» WHAT YOU ARE ASKED TO DO: Write out the opening lines of the data word for word, up to and including the line with "from bokeh.resources import INLINE", and leave every picture and every later line out.

» DATA LINES:
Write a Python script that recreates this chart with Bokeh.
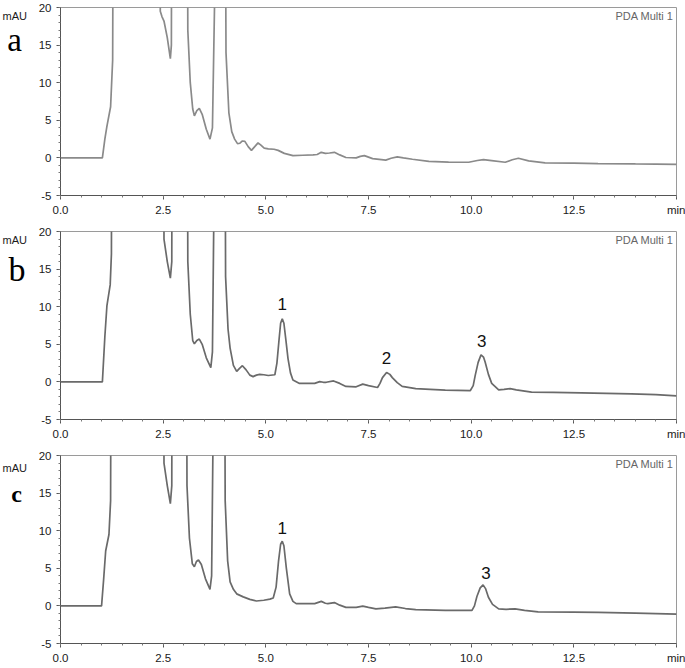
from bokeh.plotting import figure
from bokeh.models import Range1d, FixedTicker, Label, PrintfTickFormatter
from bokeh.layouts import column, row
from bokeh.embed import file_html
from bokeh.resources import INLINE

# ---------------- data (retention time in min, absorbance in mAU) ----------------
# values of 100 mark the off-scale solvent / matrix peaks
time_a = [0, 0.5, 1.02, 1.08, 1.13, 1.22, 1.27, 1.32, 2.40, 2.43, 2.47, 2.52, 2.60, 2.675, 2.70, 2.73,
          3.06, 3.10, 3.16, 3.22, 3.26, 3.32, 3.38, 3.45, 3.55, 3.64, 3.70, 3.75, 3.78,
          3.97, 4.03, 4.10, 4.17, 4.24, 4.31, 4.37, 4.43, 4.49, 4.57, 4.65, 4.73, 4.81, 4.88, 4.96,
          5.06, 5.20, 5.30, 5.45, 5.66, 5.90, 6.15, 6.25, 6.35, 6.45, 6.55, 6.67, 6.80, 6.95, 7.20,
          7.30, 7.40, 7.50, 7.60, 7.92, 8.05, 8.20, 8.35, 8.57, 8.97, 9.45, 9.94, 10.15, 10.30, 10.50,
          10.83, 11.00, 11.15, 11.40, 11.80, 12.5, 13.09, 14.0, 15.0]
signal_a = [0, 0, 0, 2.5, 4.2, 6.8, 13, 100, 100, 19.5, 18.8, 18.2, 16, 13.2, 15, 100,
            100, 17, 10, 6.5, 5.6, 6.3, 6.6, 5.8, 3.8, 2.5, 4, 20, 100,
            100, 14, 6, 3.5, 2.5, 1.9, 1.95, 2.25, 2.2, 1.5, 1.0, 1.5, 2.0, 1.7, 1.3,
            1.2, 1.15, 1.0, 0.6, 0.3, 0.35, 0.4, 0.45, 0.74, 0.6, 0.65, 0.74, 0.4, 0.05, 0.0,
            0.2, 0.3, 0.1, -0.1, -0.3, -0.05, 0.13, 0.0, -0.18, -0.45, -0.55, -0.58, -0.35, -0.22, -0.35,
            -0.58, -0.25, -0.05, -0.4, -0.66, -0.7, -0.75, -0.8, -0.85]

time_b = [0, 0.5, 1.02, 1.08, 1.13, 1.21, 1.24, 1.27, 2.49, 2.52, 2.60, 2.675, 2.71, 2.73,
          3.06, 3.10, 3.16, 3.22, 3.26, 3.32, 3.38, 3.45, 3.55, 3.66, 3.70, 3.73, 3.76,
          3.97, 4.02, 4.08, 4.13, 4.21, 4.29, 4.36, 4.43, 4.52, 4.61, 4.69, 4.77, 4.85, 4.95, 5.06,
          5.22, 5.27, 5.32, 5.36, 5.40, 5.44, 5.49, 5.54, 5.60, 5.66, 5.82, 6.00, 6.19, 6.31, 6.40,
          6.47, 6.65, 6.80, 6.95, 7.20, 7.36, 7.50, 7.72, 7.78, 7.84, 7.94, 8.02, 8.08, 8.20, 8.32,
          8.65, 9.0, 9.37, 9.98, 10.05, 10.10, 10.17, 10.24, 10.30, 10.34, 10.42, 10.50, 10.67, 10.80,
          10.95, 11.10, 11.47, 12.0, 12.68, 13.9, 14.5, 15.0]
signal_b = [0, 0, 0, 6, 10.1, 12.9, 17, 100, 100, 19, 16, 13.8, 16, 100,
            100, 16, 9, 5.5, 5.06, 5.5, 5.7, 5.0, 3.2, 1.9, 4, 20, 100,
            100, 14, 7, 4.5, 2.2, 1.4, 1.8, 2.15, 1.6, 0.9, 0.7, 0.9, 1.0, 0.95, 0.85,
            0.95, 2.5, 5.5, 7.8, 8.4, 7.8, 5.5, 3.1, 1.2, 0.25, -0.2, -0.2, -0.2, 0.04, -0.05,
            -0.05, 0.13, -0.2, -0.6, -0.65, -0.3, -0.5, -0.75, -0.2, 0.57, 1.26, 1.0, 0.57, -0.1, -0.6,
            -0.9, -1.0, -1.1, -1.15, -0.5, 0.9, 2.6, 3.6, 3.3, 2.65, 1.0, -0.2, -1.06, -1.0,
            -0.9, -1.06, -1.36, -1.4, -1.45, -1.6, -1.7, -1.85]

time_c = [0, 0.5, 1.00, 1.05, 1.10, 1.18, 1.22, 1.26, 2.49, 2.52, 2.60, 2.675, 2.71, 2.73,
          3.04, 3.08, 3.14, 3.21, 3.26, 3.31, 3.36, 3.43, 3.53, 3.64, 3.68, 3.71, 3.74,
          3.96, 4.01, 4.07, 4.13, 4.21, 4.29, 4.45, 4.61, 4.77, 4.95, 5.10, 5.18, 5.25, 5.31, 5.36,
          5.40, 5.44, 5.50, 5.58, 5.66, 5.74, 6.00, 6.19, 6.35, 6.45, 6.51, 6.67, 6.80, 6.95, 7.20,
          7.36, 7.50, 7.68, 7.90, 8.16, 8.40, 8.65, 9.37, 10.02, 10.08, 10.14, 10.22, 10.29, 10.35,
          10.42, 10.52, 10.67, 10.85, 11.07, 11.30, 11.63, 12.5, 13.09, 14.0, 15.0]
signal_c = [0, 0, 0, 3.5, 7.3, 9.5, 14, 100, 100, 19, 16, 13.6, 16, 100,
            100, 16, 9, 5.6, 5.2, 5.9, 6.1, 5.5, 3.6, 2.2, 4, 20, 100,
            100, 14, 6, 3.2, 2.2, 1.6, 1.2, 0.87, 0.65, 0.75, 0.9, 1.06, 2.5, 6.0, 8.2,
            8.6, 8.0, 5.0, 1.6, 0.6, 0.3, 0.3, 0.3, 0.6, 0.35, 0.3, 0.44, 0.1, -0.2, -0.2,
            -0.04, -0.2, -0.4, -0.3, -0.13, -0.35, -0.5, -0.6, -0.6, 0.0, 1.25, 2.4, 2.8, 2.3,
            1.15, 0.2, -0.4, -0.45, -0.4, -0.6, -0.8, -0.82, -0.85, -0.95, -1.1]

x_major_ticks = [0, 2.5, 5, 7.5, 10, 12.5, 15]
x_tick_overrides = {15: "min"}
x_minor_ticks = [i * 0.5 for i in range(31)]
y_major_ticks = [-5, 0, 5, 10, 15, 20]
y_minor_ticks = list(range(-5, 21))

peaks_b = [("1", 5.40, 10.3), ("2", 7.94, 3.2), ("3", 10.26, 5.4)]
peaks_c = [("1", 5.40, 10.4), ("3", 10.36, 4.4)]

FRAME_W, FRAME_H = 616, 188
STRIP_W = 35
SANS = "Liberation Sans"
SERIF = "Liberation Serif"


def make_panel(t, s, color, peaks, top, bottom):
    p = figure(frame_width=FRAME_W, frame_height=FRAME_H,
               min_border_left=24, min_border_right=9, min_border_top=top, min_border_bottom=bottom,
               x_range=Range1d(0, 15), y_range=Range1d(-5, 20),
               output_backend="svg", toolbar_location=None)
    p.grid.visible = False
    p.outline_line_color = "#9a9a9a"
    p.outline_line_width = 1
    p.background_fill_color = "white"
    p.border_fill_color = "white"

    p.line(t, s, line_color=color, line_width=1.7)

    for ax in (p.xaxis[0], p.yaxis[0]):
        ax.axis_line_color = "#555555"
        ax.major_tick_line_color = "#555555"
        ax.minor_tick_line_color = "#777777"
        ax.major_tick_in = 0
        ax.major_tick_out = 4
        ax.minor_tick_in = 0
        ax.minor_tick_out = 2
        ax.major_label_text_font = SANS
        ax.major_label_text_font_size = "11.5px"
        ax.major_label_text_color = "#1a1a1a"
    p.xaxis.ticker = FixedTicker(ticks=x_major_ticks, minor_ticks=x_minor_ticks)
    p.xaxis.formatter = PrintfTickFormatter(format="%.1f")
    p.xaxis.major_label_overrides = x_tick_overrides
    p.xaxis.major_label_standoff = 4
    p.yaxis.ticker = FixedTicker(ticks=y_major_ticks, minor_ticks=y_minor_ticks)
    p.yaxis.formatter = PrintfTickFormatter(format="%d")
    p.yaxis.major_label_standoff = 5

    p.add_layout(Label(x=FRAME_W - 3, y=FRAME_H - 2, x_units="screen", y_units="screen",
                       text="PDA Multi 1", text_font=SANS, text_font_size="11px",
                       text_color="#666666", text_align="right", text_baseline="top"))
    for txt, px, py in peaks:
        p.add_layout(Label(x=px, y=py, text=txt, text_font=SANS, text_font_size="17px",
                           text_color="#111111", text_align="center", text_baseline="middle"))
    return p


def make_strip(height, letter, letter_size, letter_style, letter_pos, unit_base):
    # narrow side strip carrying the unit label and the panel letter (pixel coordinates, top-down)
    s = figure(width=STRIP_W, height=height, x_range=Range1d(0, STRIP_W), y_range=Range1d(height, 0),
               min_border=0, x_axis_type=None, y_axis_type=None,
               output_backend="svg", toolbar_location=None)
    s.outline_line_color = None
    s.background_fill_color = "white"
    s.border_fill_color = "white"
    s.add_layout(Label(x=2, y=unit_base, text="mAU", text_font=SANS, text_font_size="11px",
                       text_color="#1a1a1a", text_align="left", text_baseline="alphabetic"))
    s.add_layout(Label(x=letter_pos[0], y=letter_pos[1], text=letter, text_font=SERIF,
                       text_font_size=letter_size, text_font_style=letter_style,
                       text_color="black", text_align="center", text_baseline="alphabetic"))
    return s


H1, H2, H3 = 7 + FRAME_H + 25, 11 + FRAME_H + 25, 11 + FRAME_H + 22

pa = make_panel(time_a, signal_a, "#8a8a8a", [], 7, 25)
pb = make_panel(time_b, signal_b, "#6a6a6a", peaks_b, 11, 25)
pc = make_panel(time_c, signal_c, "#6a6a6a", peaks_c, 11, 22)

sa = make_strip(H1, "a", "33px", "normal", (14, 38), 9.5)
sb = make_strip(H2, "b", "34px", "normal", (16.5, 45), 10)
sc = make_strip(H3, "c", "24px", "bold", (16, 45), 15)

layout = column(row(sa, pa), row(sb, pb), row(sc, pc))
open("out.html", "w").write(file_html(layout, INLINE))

» ANSWER TO THE PROBLEM:
Write a Python script that recreates this chart with Bokeh.
from bokeh.plotting import figure
from bokeh.models import Range1d, FixedTicker, Label, PrintfTickFormatter
from bokeh.layouts import column, row
from bokeh.embed import file_html
from bokeh.resources import INLINE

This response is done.